Using jq with RapidMiner
It would be useful to process these kinds of documents with jq in RapidMiner. This is what I did, using jackson-jq, a Java implementation of jq. A zip file is attached to this post, it contains the necessary libraries and two example processes.To prepare, we need to copy the jackson-jq jar file and two dependencies into the RapidMiner Studio lib directory. Then we’re able to use the jq functionality in the built-in Groovy scripting operator (Execute Script).
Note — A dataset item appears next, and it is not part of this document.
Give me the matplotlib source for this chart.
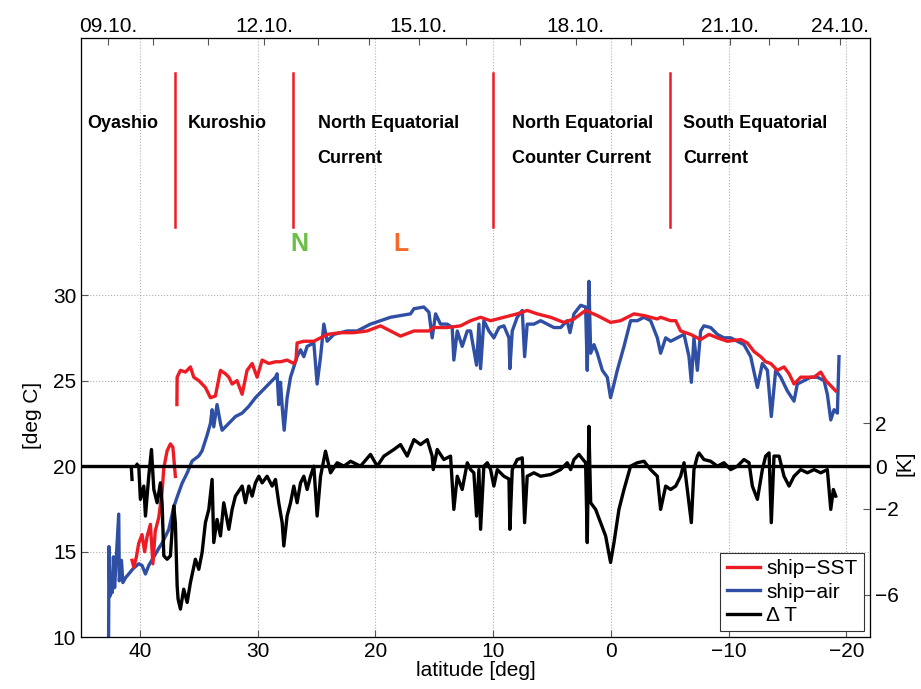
"""
Ship SST / air temperature along the cruise track vs latitude
"""
import matplotlib
matplotlib.use('Agg')
import matplotlib.pyplot as plt
import numpy as np

plt.rcParams['font.family'] = ['Liberation Sans', 'DejaVu Sans']
nan = np.nan

# ship-air temperature [deg C]
air_lat = [42.66, 42.63, 42.55, 42.45, 42.37, 42.25, 42.15, 41.80, 41.75, 41.57, 41.45, 41.2,
           40.95, 40.6, 40.10, 39.82, 39.53, 39.25, 38.82, 38.40, 38.12, 37.55, 37.13, 36.84,
           36.42, 35.99, 35.57, 35.00, 34.72, 34.30, 34.01, 33.87, 33.73, 33.45, 33.16, 33.02,
           32.45, 31.89, 31.32, 30.75, 30.19, 29.62, 29.06, 28.49, 28.35, 28.21, 28.06, 27.90,
           27.75, 27.50, 27.21, 26.93, 26.65, 26.36, 26.08, 25.80, 25.51, 25.23, 24.95, 24.66,
           24.38, 24.10, 23.53, 22.97, 22.40, 21.55, 20.42, 19.57, 18.72, 17.87, 17.02, 16.73,
           15.89, 15.46, 15.18, 14.89, 14.47, 13.90, 13.48, 13.34, 13.05, 12.63, 12.20, 11.92,
           11.64, 11.41, 11.21, 11.07, 10.79, 10.36, 9.94, 9.51, 9.09, 8.66, 8.58, 8.38,
           7.96, 7.53, 7.33, 7.11, 6.54, 5.97, 5.41, 4.84, 4.27, 3.71, 3.48, 3.14,
           2.57, 2.15, 2.01, 1.87, 1.72, 1.44, 1.16, 0.73, 0.31, 0.03, -0.26, -0.54,
           -1.11, -1.67, -2.24, -2.81, -3.37, -3.94, -4.22, -4.65, -5.07, -5.64, -6.21, -6.63,
           -6.83, -7.05, -7.34, -7.62, -7.90, -8.47, -9.04, -9.60, -10.17, -10.74, -11.30, -11.87,
           -12.44, -12.86, -13.29, -13.62, -13.99, -14.42, -14.98, -15.55, -15.83, -16.40, -16.97, -17.53,
           -18.10, -18.38, -18.67, -18.95, -19.23, -19.37]
air_temp = [10.0, 15.3, 12.4, 13.0, 12.6, 14.7, 12.9, 17.2, 13.3, 14.5, 13.2, 13.5,
            13.7, 14.0, 14.3, 14.2, 13.7, 14.2, 14.7, 15.2, 15.5, 16.3, 17.6, 18.2,
            19.0, 19.6, 20.3, 20.6, 20.9, 21.8, 22.5, 23.3, 22.3, 23.6, 22.5, 22.1,
            22.5, 22.9, 23.1, 23.5, 24.0, 24.4, 24.8, 25.2, 25.4, 23.6, 24.9, 23.3,
            22.1, 24.0, 25.2, 25.8, 26.4, 26.8, 26.4, 27.0, 27.1, 27.2, 24.8, 26.4,
            28.3, 27.3, 27.7, 27.8, 27.9, 27.9, 28.3, 28.5, 28.7, 28.8, 28.9, 29.2,
            29.3, 29.0, 27.5, 28.9, 28.3, 28.3, 28.1, 26.2, 27.9, 27.0, 27.9, 27.9,
            26.8, 25.9, 28.3, 25.7, 28.5, 27.9, 27.5, 28.1, 28.2, 27.5, 25.7, 27.9,
            28.7, 29.1, 26.4, 28.3, 28.3, 28.5, 28.3, 28.1, 28.1, 28.5, 27.8, 28.9,
            29.4, 29.3, 25.6, 30.8, 26.6, 27.1, 26.6, 25.6, 25.2, 24.0, 24.8, 25.6,
            27.0, 28.5, 28.5, 28.7, 28.5, 27.5, 26.6, 27.5, 27.3, 27.5, 27.7, 26.4,
            24.9, 27.5, 25.6, 27.9, 28.2, 28.1, 27.7, 27.5, 27.5, 27.3, 27.1, 26.4,
            24.6, 26.0, 25.6, 22.9, 25.6, 25.2, 24.4, 23.8, 24.8, 25.0, 25.2, 25.2,
            25.0, 24.2, 22.7, 23.3, 23.1, 26.4]

# ship-SST [deg C], nan = gap in record
sst_lat = [40.67, 40.52, 40.3, 40.10, 39.82, 39.6, 39.39, 39.11, 38.9, 38.7, 38.40, 38.12,
           37.97, 37.69, 37.41, 37.2, 36.99, 36.92, 36.86, 36.84, 36.56, 36.13, 35.71, 35.43,
           35.00, 34.44, 34.01, 33.59, 33.16, 32.74, 32.45, 32.17, 31.75, 31.32, 30.90, 30.47,
           30.05, 29.62, 29.06, 28.49, 28.06, 27.5, 26.93, 26.75, 26.65, 26.08, 25.23, 24.66,
           24.10, 22.97, 21.83, 20.70, 19.57, 18.72, 17.87, 16.73, 15.46, 15.04, 13.90, 12.77,
           11.92, 11.07, 10.22, 9.09, 7.96, 7.11, 6.26, 5.12, 4.0, 3.14, 2.15, 1.16,
           0.03, -0.82, -1.96, -2.81, -3.94, -4.22, -5.07, -5.50, -5.92, -6.77, -7.62, -8.33,
           -9.04, -9.89, -11.02, -11.59, -12.15, -12.72, -13.14, -13.57, -14.13, -14.70, -15.13, -15.55,
           -16.12, -16.68, -17.25, -17.82, -18.24, -18.67, -19.09]
sst_temp = [14.5, 14.1, 14.7, 15.5, 16.0, 15.0, 15.9, 16.6, 14.3, 16.2, 17.0, 18.5,
            19.9, 20.9, 21.3, 21.1, 19.4, nan, 23.6, 25.2, 25.6, 25.5, 25.8, 25.2,
            25.0, 24.6, 24.0, 24.1, 25.6, 25.4, 25.2, 24.8, 25.0, 24.2, 25.6, 26.0,
            25.2, 26.2, 26.0, 26.1, 26.1, 26.2, 26.0, 26.2, 27.2, 27.3, 27.3, 27.5,
            27.7, 27.8, 27.8, 27.9, 28.2, 27.9, 27.6, 27.9, 27.9, 28.1, 28.1, 28.2,
            28.5, 28.7, 28.5, 28.7, 28.9, 29.1, 28.9, 28.7, 28.4, 28.6, 29.1, 28.8,
            28.4, 28.5, 28.9, 28.8, 28.6, 28.7, 28.5, 28.5, 27.9, 27.7, 27.4, 27.7,
            27.5, 27.3, 27.4, 27.2, 26.7, 26.4, 26.1, 26.0, 25.6, 25.8, 25.4, 24.8,
            25.2, 25.2, 25.2, 25.5, 25.0, 24.7, 24.4]

# Delta T [K]
dt_lat = [40.72, 40.67, 40.6, 40.24, 40.10, 39.96, 39.67, 39.53, 39.25, 39.02, 38.82, 38.54,
          38.26, 38.12, 37.97, 37.69, 37.41, 37.13, 36.99, 36.84, 36.76, 36.56, 36.28, 35.99,
          35.71, 35.29, 35.00, 34.72, 34.44, 34.15, 33.87, 33.73, 33.45, 33.16, 32.88, 32.45,
          32.17, 31.89, 31.32, 31.04, 30.75, 30.47, 30.19, 29.90, 29.62, 29.20, 28.77, 28.49,
          28.21, 27.92, 27.78, 27.50, 27.21, 26.93, 26.65, 26.36, 26.08, 25.80, 25.51, 25.23,
          24.95, 24.66, 24.38, 24.24, 23.81, 23.25, 22.68, 22.11, 21.27, 20.42, 19.85, 19.28,
          18.43, 17.87, 17.30, 16.73, 16.17, 15.60, 15.18, 15.09, 14.75, 14.19, 13.62, 13.34,
          13.05, 12.63, 12.20, 11.92, 11.64, 11.41, 11.21, 11.07, 10.79, 10.50, 10.22, 9.94,
          9.65, 9.09, 8.66, 8.58, 8.38, 7.96, 7.53, 7.33, 7.11, 6.54, 5.97, 5.12,
          4.27, 3.71, 3.42, 3.14, 2.72, 2.15, 2.01, 1.87, 1.72, 1.30, 0.88, 0.45,
          0.03, -0.26, -0.68, -1.11, -1.67, -2.24, -2.81, -3.37, -3.94, -4.22, -4.65, -5.07,
          -5.50, -5.92, -6.21, -6.63, -6.83, -7.05, -7.34, -7.48, -7.90, -8.47, -9.04, -9.60,
          -10.17, -10.74, -11.30, -11.73, -12.01, -12.44, -12.86, -13.14, -13.43, -13.62, -13.85, -14.28,
          -14.70, -15.13, -15.55, -16.12, -16.68, -17.25, -17.82, -18.38, -18.67, -18.89, -19.09]
dt_val = [-0.16, -0.62, nan, 0.08, 0.0, -1.55, -0.93, -2.33, -0.47, 0.78, -1.09, -1.71,
          -0.78, -1.71, -4.19, -4.35, -4.19, -1.86, -2.64, -5.59, -6.21, -6.68, -5.75, -6.37,
          -5.44, -4.35, -4.82, -4.04, -2.64, -2.02, -0.62, -3.57, -2.49, -3.26, -1.71, -2.95,
          -2.02, -1.40, -0.93, -1.71, -0.93, -1.40, -0.78, -0.47, -0.78, -0.47, -0.93, -0.62,
          -1.71, -2.64, -3.73, -2.33, -1.71, -0.93, -1.71, -0.78, -0.47, -1.09, -0.47, 0.0,
          -2.33, -0.47, 0.31, 0.70, -0.31, 0.16, 0.0, 0.23, 0.0, 0.55, 0.0, 0.47,
          0.78, 1.01, 0.47, 1.24, 1.01, 1.24, 0.47, -0.16, 0.78, 0.31, 0.47, -2.02,
          -0.47, -1.09, 0.16, -0.16, -0.31, -2.33, -0.16, -2.95, 0.0, 0.16, -0.16, -0.93,
          -0.16, -0.47, -0.6, -2.95, -0.16, 0.31, 0.39, -2.64, -0.47, -0.31, -0.47, -0.39,
          -0.16, 0.16, -0.16, 0.31, 0.55, 0.16, -3.57, 1.86, -1.71, -2.02, -2.64, -3.26,
          -4.50, -3.57, -2.02, -1.09, 0.0, 0.16, 0.23, -0.16, -0.47, -2.02, -0.93, -1.09,
          -0.93, -0.47, 0.16, -1.71, -2.64, -0.16, 0.47, 0.62, 0.31, 0.23, 0.0, 0.16,
          -0.16, 0.0, 0.31, 0.16, -0.93, -1.55, -0.16, 0.47, 0.62, -2.64, 0.47, 0.47,
          -0.47, -0.93, -0.47, -0.16, -0.31, -0.16, -0.31, -0.16, -2.02, -1.09, -1.40]

# current regions and top date axis
region_bounds = [37, 27, 10, -5]
region_names = ['Oyashio', 'Kuroshio', 'North Equatorial\nCurrent',
                'North Equatorial\nCounter Current', 'South Equatorial\nCurrent']
region_text_lat = [44.5, 35.9, 24.9, 8.4, -6.1]
day_lat = [42.68, 38.85, 34.19, 29.43, 24.90, 20.54, 16.32, 12.33, 7.75, 2.99,
           -1.67, -6.11, -10.11, -13.44, -15.89, -19.45]
day_labels = ['09.10.', '', '', '12.10.', '', '', '15.10.', '', '', '18.10.',
              '', '', '21.10.', '', '', '24.10.']

red = '#ed1c24'
blue = '#2f4fa5'
tick_col = '#555555'

fig = plt.figure(figsize=(9.21, 6.89), dpi=100)
ax = fig.add_axes([0.088, 0.075, 0.8566, 0.8694])

ax.plot(sst_lat, sst_temp, color=red, lw=2.4, label='ship\u2212SST', zorder=3)
ax.plot(air_lat, air_temp, color=blue, lw=2.4, label='ship\u2212air', zorder=2)
ax.set_xlim(45, -22)
ax.set_ylim(10, 45)
ax.set_yticks([10, 15, 20, 25, 30])
ax.set_xticks([40, 30, 20, 10, 0, -10, -20])
ax.grid(True, linestyle=':', color='#b0b0b0', lw=0.8)
ax.tick_params(direction='in', labelsize=15, length=5, color=tick_col)
ax.set_xlabel('latitude [deg]', fontsize=15, labelpad=0)
ax.set_ylabel('[deg C]', fontsize=15)
ax.yaxis.set_label_coords(-0.05, 0.37)
for s in ax.spines.values():
    s.set_color(tick_col)

# right axis for Delta T
ax2 = ax.twinx()
ax2.plot(dt_lat, dt_val, color='black', lw=2.4, label='\u0394 T')
ax2.axhline(0, color='black', lw=2.4)
ax2.set_ylim(-8, 20)
ax2.set_yticks([-6, -2, 0, 2])
ax2.tick_params(direction='in', labelsize=15, length=5, color=tick_col)
ax2.set_ylabel('[K]', fontsize=15)
ax2.yaxis.set_label_coords(1.032, 0.29)
ax2.set_xlim(45, -22)

# top axis with dates
ax3 = ax.twiny()
ax3.set_xlim(45, -22)
ax3.set_xticks(day_lat)
ax3.set_xticklabels(day_labels)
ax3.tick_params(direction='in', labelsize=15, length=5, color=tick_col, pad=2)

for b in region_bounds:
    ax.plot([b, b], [34, 43], color=red, lw=1.8, zorder=4)
for name, x in zip(region_names, region_text_lat):
    lines = name.split('\n')
    for k, line in enumerate(lines):
        ax.text(x, 40 - 2 * k, line, fontsize=13, fontweight='bold', ha='left', va='center')

ax.text(26.5, 33, 'N', color='#6cbf45', fontsize=18, fontweight='bold', ha='center', va='center')
ax.text(17.8, 33, 'L', color='#f26b2b', fontsize=18, fontweight='bold', ha='center', va='center')

h1, l1 = ax.get_legend_handles_labels()
h2, l2 = ax2.get_legend_handles_labels()
leg = ax2.legend(h1 + h2, l1 + l2, loc='lower right', fontsize=15, handlelength=1.6,
                 handletextpad=0.3, labelspacing=0.2, borderpad=0.3, borderaxespad=0.3,
                 fancybox=False, edgecolor='#333333', framealpha=1)
leg.get_frame().set_linewidth(0.8)

plt.savefig('out.png', dpi=100)
plt.close()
I created two RapidMiner processes to make the application easier. These can be used in other processes. There is one variant working on tables (example sets), here you specify the name of the input attribute containing your documents and the target attribute for the transformation result. The other variant works on Document objects, like those coming from Get Page.
In both cases you specify the jq expression and set up the output options. You can indent the output, and convert the result to CSV. The CSV formatted result can be easily transformed to an example set — this is a frequent use case.
If you want to see CSV output in jqplay, check „Raw Output“ and append the following:
| [ .category, .id, .tag ] | @csv
This creates an array (with the [] syntax) and lists the elements in the output. The result is converted with the @csv step. (The RapidMiner process does this automatically if the csv output is selected.)
This, together with some practicing in jqplay, enables processes that can transform complex JSON documents to straight tables.
To process different parts and structures in the document, just multiply it and apply different jq expressions on the copies.